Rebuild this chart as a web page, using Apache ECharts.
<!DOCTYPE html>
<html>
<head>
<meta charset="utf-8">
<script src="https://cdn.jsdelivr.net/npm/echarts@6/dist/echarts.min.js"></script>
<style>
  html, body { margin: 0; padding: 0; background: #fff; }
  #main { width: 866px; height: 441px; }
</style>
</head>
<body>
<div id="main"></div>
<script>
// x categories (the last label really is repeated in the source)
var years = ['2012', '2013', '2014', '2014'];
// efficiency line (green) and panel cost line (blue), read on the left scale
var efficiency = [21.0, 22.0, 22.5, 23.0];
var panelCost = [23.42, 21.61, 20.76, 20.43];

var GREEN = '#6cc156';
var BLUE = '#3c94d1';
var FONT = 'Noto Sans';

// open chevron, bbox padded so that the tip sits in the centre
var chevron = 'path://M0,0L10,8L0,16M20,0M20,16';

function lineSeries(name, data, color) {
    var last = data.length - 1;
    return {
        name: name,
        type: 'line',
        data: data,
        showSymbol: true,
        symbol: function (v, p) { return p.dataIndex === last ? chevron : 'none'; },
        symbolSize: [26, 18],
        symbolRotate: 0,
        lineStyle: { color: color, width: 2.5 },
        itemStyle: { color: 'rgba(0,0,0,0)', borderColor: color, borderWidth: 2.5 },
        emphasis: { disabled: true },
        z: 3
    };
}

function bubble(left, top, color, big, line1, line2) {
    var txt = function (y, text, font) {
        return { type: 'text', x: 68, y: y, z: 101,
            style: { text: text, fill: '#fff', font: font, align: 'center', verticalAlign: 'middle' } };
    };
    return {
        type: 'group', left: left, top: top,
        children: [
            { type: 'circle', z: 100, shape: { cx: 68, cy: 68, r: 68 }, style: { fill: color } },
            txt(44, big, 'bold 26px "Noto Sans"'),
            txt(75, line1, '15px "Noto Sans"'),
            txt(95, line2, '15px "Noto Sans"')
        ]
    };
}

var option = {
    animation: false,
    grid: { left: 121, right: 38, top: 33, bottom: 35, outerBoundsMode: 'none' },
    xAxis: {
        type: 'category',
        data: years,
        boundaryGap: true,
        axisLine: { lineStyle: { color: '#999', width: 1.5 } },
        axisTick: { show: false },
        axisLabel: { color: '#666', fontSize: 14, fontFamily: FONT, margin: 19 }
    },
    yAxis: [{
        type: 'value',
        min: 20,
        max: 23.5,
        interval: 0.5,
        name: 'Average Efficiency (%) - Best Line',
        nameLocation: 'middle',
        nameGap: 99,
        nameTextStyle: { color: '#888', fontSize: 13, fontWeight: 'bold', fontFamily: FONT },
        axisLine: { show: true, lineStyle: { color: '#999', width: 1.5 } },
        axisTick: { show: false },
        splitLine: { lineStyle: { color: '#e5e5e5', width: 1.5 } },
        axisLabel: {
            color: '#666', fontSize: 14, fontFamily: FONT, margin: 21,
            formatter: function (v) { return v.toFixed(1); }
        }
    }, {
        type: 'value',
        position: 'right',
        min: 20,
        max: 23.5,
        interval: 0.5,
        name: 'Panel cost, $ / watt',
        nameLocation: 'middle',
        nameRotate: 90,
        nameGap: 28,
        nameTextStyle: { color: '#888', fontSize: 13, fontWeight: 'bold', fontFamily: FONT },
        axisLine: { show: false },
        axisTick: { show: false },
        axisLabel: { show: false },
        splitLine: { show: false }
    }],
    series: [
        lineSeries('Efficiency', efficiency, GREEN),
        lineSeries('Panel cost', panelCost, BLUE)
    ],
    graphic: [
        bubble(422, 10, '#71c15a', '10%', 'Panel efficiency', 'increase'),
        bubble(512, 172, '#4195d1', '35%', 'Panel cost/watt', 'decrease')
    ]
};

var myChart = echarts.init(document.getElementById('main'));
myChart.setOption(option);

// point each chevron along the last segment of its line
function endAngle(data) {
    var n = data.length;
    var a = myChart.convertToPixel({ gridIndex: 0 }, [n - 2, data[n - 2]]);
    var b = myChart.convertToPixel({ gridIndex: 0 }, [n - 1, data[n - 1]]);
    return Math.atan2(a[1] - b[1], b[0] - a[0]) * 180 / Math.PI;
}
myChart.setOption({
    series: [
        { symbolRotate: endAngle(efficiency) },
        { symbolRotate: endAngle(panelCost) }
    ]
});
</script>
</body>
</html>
---
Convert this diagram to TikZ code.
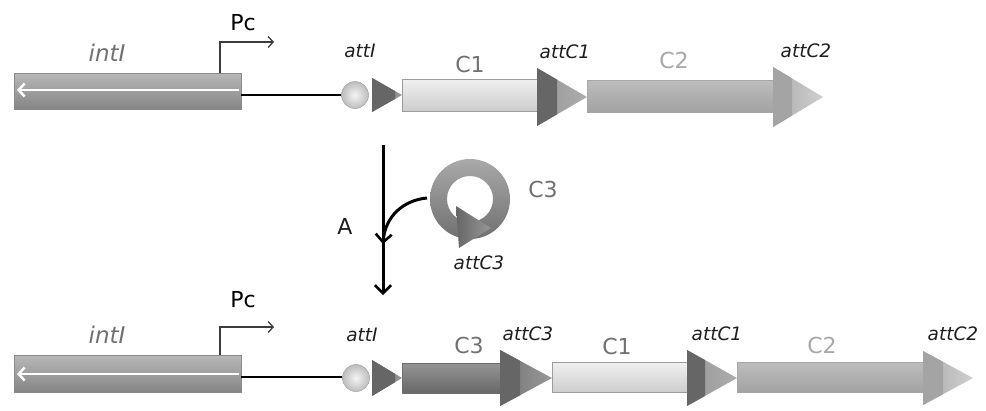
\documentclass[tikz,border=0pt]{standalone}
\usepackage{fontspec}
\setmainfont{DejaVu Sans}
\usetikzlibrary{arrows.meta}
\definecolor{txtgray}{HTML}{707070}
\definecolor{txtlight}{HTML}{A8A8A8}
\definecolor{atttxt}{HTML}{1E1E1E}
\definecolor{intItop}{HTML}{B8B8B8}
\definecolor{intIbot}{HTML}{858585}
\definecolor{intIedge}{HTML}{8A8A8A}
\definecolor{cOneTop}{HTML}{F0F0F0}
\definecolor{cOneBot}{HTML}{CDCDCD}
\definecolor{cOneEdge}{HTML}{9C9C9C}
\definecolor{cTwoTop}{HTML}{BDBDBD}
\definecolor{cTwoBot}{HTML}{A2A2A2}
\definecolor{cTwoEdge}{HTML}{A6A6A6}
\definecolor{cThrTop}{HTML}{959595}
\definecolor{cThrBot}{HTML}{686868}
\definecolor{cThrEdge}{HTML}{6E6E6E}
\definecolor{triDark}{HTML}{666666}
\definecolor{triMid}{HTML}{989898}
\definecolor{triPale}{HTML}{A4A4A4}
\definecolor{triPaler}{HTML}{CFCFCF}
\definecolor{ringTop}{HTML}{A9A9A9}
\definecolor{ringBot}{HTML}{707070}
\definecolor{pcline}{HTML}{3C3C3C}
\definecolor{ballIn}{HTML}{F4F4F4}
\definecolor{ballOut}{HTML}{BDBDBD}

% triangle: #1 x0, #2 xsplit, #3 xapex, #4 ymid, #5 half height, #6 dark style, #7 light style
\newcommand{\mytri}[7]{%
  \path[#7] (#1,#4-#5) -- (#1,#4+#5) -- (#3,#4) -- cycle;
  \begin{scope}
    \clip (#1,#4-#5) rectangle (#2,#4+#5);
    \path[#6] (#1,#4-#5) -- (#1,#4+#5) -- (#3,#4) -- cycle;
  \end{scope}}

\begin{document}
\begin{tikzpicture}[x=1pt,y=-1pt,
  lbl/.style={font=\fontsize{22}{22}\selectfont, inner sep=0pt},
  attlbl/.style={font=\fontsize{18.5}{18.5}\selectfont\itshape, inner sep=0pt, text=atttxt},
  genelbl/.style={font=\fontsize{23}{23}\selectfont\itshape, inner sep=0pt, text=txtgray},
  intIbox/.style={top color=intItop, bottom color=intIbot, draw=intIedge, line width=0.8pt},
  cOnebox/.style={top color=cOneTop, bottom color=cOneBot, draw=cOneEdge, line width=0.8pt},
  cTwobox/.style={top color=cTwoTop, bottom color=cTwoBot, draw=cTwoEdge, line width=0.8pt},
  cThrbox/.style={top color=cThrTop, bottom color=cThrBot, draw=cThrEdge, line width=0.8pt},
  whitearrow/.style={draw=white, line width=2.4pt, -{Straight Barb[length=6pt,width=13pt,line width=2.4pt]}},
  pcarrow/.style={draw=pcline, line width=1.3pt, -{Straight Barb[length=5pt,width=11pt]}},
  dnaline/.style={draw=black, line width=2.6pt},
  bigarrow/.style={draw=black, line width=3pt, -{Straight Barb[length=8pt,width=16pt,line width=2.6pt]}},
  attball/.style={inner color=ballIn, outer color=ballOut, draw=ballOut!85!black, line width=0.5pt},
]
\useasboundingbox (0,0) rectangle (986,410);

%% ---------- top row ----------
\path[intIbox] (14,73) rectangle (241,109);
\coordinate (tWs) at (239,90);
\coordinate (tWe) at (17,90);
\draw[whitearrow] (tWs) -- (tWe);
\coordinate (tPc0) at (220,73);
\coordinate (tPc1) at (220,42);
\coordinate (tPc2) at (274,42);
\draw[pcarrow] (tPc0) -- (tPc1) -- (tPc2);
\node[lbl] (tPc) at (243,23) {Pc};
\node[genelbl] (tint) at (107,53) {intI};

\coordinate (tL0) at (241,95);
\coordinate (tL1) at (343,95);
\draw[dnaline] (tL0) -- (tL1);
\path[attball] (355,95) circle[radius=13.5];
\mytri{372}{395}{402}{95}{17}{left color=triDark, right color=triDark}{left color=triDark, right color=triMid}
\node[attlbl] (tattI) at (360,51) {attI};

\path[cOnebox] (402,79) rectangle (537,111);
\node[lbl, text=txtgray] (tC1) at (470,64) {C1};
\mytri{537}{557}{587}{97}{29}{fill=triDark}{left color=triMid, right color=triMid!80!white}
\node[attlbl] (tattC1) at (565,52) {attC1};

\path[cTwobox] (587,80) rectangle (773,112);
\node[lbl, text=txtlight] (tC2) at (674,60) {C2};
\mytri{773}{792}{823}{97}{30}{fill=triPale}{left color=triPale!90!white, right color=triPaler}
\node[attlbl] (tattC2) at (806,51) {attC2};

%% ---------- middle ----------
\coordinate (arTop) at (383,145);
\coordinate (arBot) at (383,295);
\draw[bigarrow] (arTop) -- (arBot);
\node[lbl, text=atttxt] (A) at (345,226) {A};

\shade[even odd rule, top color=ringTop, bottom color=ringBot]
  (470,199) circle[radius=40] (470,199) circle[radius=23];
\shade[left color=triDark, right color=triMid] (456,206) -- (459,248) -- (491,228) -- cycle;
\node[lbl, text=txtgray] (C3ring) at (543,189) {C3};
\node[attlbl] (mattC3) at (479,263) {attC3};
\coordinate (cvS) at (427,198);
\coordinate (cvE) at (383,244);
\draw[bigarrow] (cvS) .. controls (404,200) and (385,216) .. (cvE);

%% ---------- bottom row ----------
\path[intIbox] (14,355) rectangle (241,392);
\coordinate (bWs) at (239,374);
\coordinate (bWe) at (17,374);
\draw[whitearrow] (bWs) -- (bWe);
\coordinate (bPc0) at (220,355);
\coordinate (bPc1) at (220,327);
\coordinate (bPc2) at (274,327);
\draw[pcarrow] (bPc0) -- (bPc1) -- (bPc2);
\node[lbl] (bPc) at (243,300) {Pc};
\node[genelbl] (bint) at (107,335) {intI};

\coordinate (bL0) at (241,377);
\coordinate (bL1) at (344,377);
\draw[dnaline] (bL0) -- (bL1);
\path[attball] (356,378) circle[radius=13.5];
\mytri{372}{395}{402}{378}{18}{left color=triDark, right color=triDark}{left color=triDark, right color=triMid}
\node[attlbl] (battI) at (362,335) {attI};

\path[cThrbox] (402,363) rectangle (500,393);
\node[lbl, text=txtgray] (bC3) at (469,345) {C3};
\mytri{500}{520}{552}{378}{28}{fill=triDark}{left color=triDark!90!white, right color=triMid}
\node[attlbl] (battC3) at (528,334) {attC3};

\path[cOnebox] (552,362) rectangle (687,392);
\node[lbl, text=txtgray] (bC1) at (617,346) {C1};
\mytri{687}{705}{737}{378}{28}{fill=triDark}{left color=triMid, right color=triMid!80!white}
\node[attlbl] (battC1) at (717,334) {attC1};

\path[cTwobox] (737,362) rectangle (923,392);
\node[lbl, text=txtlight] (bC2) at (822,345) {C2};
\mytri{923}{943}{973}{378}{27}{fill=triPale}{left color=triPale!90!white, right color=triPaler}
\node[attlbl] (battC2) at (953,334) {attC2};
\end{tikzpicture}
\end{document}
...
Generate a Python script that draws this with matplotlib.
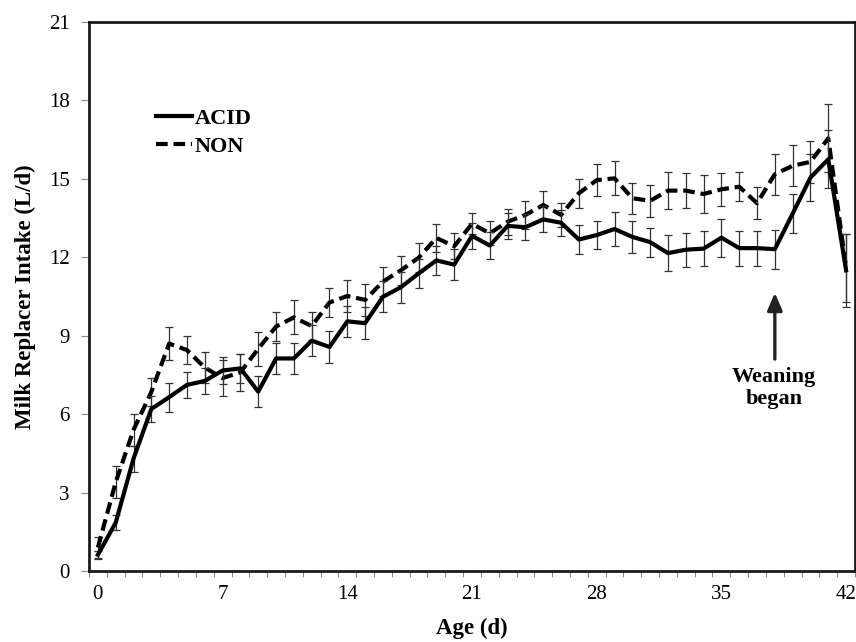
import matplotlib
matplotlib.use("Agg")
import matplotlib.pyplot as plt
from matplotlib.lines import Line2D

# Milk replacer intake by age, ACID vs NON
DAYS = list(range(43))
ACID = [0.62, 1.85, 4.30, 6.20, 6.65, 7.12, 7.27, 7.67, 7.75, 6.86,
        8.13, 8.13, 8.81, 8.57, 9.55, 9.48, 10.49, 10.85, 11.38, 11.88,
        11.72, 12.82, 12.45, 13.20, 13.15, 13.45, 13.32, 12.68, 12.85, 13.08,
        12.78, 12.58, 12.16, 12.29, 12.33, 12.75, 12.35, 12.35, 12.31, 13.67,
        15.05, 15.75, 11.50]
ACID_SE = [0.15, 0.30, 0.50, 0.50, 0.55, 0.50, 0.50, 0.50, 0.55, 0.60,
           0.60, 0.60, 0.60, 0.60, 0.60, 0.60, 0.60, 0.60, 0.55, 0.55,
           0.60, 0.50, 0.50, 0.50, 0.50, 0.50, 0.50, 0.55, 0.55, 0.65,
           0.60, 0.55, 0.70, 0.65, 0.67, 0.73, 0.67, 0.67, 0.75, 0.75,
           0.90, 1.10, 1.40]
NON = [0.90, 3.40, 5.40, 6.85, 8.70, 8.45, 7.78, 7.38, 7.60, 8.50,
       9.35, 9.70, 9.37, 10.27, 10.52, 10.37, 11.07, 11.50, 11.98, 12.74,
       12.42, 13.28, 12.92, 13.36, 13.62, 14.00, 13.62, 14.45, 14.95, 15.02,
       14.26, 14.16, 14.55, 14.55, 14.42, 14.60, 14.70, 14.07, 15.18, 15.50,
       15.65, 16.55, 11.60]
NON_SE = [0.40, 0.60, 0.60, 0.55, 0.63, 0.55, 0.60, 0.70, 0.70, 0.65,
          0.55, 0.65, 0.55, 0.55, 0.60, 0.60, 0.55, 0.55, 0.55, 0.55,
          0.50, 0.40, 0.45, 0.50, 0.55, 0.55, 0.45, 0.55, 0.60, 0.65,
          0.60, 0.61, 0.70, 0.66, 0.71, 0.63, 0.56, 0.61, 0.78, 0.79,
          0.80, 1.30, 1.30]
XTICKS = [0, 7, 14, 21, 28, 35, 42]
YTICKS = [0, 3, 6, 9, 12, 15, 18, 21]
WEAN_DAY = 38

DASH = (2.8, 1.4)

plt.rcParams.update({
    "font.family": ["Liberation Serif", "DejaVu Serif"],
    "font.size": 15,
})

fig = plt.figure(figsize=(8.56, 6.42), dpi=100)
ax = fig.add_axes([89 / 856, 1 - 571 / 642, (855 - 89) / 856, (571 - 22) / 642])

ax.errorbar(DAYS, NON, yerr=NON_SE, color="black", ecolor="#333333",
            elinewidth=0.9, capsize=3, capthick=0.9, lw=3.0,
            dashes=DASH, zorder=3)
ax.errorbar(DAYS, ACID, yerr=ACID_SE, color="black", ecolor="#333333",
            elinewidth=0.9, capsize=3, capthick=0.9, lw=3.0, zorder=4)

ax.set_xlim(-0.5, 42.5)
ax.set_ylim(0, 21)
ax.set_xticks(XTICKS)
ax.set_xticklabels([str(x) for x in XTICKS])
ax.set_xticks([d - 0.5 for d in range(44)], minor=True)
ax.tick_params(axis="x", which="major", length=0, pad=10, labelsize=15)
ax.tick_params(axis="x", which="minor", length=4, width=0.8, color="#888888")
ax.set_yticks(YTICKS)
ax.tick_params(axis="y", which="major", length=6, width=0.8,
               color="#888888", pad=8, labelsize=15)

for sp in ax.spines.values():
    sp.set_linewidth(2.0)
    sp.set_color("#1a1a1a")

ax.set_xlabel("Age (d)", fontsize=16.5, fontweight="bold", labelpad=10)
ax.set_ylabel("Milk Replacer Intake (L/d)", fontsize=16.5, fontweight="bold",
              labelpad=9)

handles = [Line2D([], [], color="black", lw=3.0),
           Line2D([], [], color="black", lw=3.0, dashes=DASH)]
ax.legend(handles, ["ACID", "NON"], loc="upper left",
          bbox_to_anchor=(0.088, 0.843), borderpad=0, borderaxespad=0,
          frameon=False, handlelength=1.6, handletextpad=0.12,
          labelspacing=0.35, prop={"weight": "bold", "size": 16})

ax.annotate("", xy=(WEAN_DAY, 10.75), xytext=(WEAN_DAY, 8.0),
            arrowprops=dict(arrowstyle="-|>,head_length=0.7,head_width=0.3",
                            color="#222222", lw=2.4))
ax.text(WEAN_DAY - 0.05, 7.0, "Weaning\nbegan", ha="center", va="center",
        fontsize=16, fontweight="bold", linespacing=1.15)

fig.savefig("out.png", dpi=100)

▶ **Written problem**
Make an exact copy of the lines from the one containing "Generate a Python" to the one containing "from matplotlib.lines import Line2D", keeping both and leaving out every picture.

▶ **Answer to this exercise**
Generate a Python script that draws this with matplotlib.
import matplotlib
matplotlib.use("Agg")
import matplotlib.pyplot as plt
from matplotlib.lines import Line2D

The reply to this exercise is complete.